• Exercise aim
Copy out each line of the data holding "this".

-------------------------

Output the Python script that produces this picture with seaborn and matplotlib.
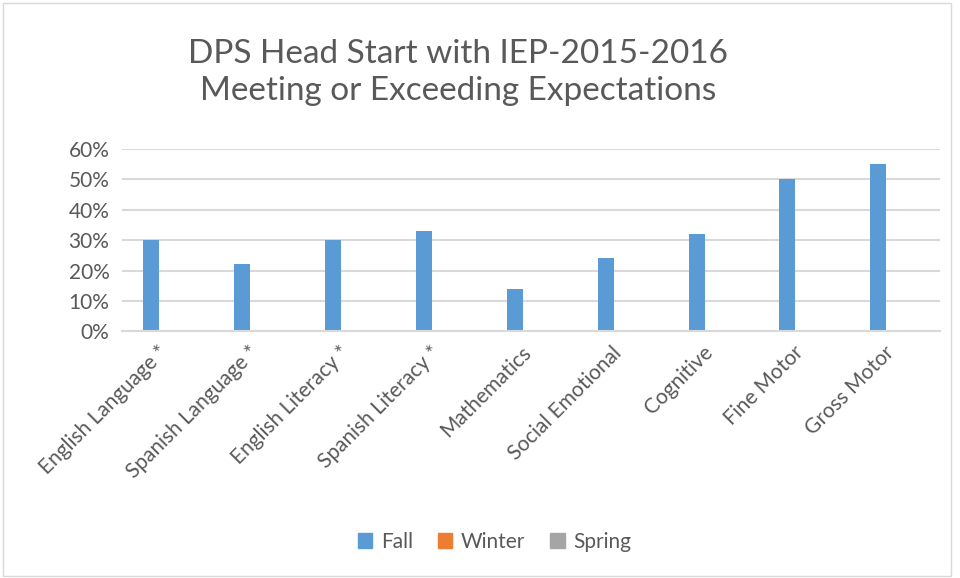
import pandas as pd
import matplotlib.pyplot as plt
import matplotlib.patches as mpatches
import matplotlib.transforms as mtransforms
import seaborn as sns
from matplotlib.ticker import PercentFormatter

# 数据
categories = ['English Language *', 'Spanish Language *', 'English Literacy *',
              'Spanish Literacy *', 'Mathematics', 'Social Emotional',
              'Cognitive', 'Fine Motor', 'Gross Motor']
fall = [0.30, 0.22, 0.30, 0.33, 0.14, 0.24, 0.32, 0.50, 0.55]
winter = [0] * len(categories)
spring = [0] * len(categories)
seasons = ['Fall', 'Winter', 'Spring']
colors = ['#5B9BD5', '#ED7D31', '#A5A5A5']

df = pd.DataFrame({
    'Domain': categories * 3,
    'Value': fall + winter + spring,
    'Season': ['Fall'] * 9 + ['Winter'] * 9 + ['Spring'] * 9,
})

sns.set_style('white')
plt.rcParams['font.family'] = ['Lato', 'DejaVu Sans']
txt = '#595959'

fig = plt.figure(figsize=(9.6, 5.78), dpi=100)
ax = fig.add_axes([0.127, 0.427, 0.852, 0.315])

sns.barplot(data=df, x='Domain', y='Value', hue='Season', hue_order=seasons,
            palette=colors, saturation=1, width=0.53, linewidth=0, ax=ax, legend=False)

ax.set_ylim(0, 0.6)
ax.set_yticks([0, 0.1, 0.2, 0.3, 0.4, 0.5, 0.6])
ax.yaxis.set_major_formatter(PercentFormatter(1.0, decimals=0))
ax.grid(axis='y', color='#D9D9D9', linewidth=1.5)
ax.set_axisbelow(True)
for s in ['top', 'right', 'left']:
    ax.spines[s].set_visible(False)
ax.spines['bottom'].set_color('#D9D9D9')
ax.spines['bottom'].set_linewidth(1.5)
ax.tick_params(axis='both', length=0, labelsize=15, labelcolor=txt)
ax.tick_params(axis='y', pad=9)
ax.tick_params(axis='x', pad=6)
ax.set_xlabel('')
ax.set_ylabel('')
# 斜放的类别标签，稍微往左下挪
shift = mtransforms.ScaledTranslation(-10 / 100, -3 / 100, fig.dpi_scale_trans)
for lab in ax.get_xticklabels():
    lab.set_rotation(45)
    lab.set_ha('right')
    lab.set_rotation_mode('anchor')
    lab.set_transform(lab.get_transform() + shift)

fig.text(0.477, 0.875, 'DPS Head Start with IEP-2015-2016\nMeeting or Exceeding Expectations',
         ha='center', va='center', fontsize=24, color=txt, linespacing=1.3)

handles = [mpatches.Patch(color=c, label=s) for s, c in zip(seasons, colors)]
fig.legend(handles=handles, loc='center', bbox_to_anchor=(0.515, 0.063), ncol=3,
           frameon=False, fontsize=15, labelcolor=txt, handlelength=0.7,
           handleheight=0.7, columnspacing=1.2, handletextpad=0.4)

# 外边框
fig.add_artist(mpatches.Rectangle((0.003, 0.004), 0.988, 0.99, transform=fig.transFigure,
                                  fill=False, edgecolor='#D9D9D9', linewidth=1))

fig.savefig('out.png', dpi=100)
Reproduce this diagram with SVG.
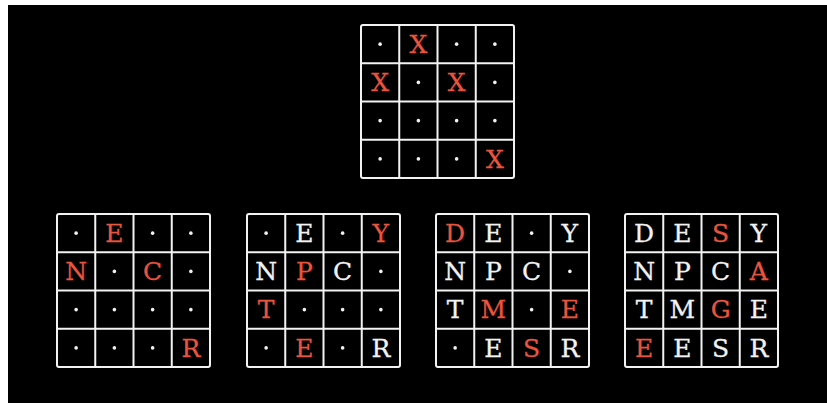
<svg xmlns="http://www.w3.org/2000/svg" xmlns:xlink="http://www.w3.org/1999/xlink" width="827" height="403" viewBox="0 0 827 403">
<style>
.g{fill:none;stroke:#f2f2f2;stroke-width:2}
.t{font-family:"DejaVu Serif","Liberation Serif",serif;font-size:25px;text-anchor:middle;fill:#f2f2f2;stroke:#f2f2f2;stroke-width:0.3}
.r{fill:#e8553e;stroke:#e8553e}
.d{fill:#f2f2f2}
</style>
<defs>
<g id="grid">
<rect class="g" x="0" y="0" width="153" height="153" rx="2"/>
<path class="g" d="M38.25 0V153M76.5 0V153M114.75 0V153M0 38.25H153M0 76.5H153M0 114.75H153"/>
</g>
<circle id="dot" class="d" r="1.8"/>
</defs>
<rect x="0" y="0" width="827" height="403" fill="#ffffff"/>
<rect x="8" y="5" width="819" height="398" fill="#000000"/>

<g id="grid-top" transform="translate(361,25)">
<use xlink:href="#grid"/>
<use xlink:href="#dot" x="19.125" y="19.125"/>
<text class="t r" x="57.375" y="27.8">X</text>
<use xlink:href="#dot" x="95.625" y="19.125"/>
<use xlink:href="#dot" x="133.875" y="19.125"/>
<text class="t r" x="19.125" y="66.1">X</text>
<use xlink:href="#dot" x="57.375" y="57.375"/>
<text class="t r" x="95.625" y="66.1">X</text>
<use xlink:href="#dot" x="133.875" y="57.375"/>
<use xlink:href="#dot" x="19.125" y="95.625"/>
<use xlink:href="#dot" x="57.375" y="95.625"/>
<use xlink:href="#dot" x="95.625" y="95.625"/>
<use xlink:href="#dot" x="133.875" y="95.625"/>
<use xlink:href="#dot" x="19.125" y="133.875"/>
<use xlink:href="#dot" x="57.375" y="133.875"/>
<use xlink:href="#dot" x="95.625" y="133.875"/>
<text class="t r" x="133.875" y="142.6">X</text>
</g>

<g id="grid-1" transform="translate(57,214)">
<use xlink:href="#grid"/>
<use xlink:href="#dot" x="19.125" y="19.125"/>
<text class="t r" x="57.375" y="27.8">E</text>
<use xlink:href="#dot" x="95.625" y="19.125"/>
<use xlink:href="#dot" x="133.875" y="19.125"/>
<text class="t r" x="19.125" y="66.1">N</text>
<use xlink:href="#dot" x="57.375" y="57.375"/>
<text class="t r" x="95.625" y="66.1">C</text>
<use xlink:href="#dot" x="133.875" y="57.375"/>
<use xlink:href="#dot" x="19.125" y="95.625"/>
<use xlink:href="#dot" x="57.375" y="95.625"/>
<use xlink:href="#dot" x="95.625" y="95.625"/>
<use xlink:href="#dot" x="133.875" y="95.625"/>
<use xlink:href="#dot" x="19.125" y="133.875"/>
<use xlink:href="#dot" x="57.375" y="133.875"/>
<use xlink:href="#dot" x="95.625" y="133.875"/>
<text class="t r" x="133.875" y="142.6">R</text>
</g>

<g id="grid-2" transform="translate(247,214)">
<use xlink:href="#grid"/>
<use xlink:href="#dot" x="19.125" y="19.125"/>
<text class="t" x="57.375" y="27.8">E</text>
<use xlink:href="#dot" x="95.625" y="19.125"/>
<text class="t r" x="133.875" y="27.8">Y</text>
<text class="t" x="19.125" y="66.1">N</text>
<text class="t r" x="57.375" y="66.1">P</text>
<text class="t" x="95.625" y="66.1">C</text>
<use xlink:href="#dot" x="133.875" y="57.375"/>
<text class="t r" x="19.125" y="104.3">T</text>
<use xlink:href="#dot" x="57.375" y="95.625"/>
<use xlink:href="#dot" x="95.625" y="95.625"/>
<use xlink:href="#dot" x="133.875" y="95.625"/>
<use xlink:href="#dot" x="19.125" y="133.875"/>
<text class="t r" x="57.375" y="142.6">E</text>
<use xlink:href="#dot" x="95.625" y="133.875"/>
<text class="t" x="133.875" y="142.6">R</text>
</g>

<g id="grid-3" transform="translate(436,214)">
<use xlink:href="#grid"/>
<text class="t r" x="19.125" y="27.8">D</text>
<text class="t" x="57.375" y="27.8">E</text>
<use xlink:href="#dot" x="95.625" y="19.125"/>
<text class="t" x="133.875" y="27.8">Y</text>
<text class="t" x="19.125" y="66.1">N</text>
<text class="t" x="57.375" y="66.1">P</text>
<text class="t" x="95.625" y="66.1">C</text>
<use xlink:href="#dot" x="133.875" y="57.375"/>
<text class="t" x="19.125" y="104.3">T</text>
<text class="t r" x="57.375" y="104.3">M</text>
<use xlink:href="#dot" x="95.625" y="95.625"/>
<text class="t r" x="133.875" y="104.3">E</text>
<use xlink:href="#dot" x="19.125" y="133.875"/>
<text class="t" x="57.375" y="142.6">E</text>
<text class="t r" x="95.625" y="142.6">S</text>
<text class="t" x="133.875" y="142.6">R</text>
</g>

<g id="grid-4" transform="translate(625,214)">
<use xlink:href="#grid"/>
<text class="t" x="19.125" y="27.8">D</text>
<text class="t" x="57.375" y="27.8">E</text>
<text class="t r" x="95.625" y="27.8">S</text>
<text class="t" x="133.875" y="27.8">Y</text>
<text class="t" x="19.125" y="66.1">N</text>
<text class="t" x="57.375" y="66.1">P</text>
<text class="t" x="95.625" y="66.1">C</text>
<text class="t r" x="133.875" y="66.1">A</text>
<text class="t" x="19.125" y="104.3">T</text>
<text class="t" x="57.375" y="104.3">M</text>
<text class="t r" x="95.625" y="104.3">G</text>
<text class="t" x="133.875" y="104.3">E</text>
<text class="t r" x="19.125" y="142.6">E</text>
<text class="t" x="57.375" y="142.6">E</text>
<text class="t" x="95.625" y="142.6">S</text>
<text class="t" x="133.875" y="142.6">R</text>
</g>
</svg>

-------------------------

• Written response
Output the Python script that produces this picture with seaborn and matplotlib.
Reproduce this diagram with SVG.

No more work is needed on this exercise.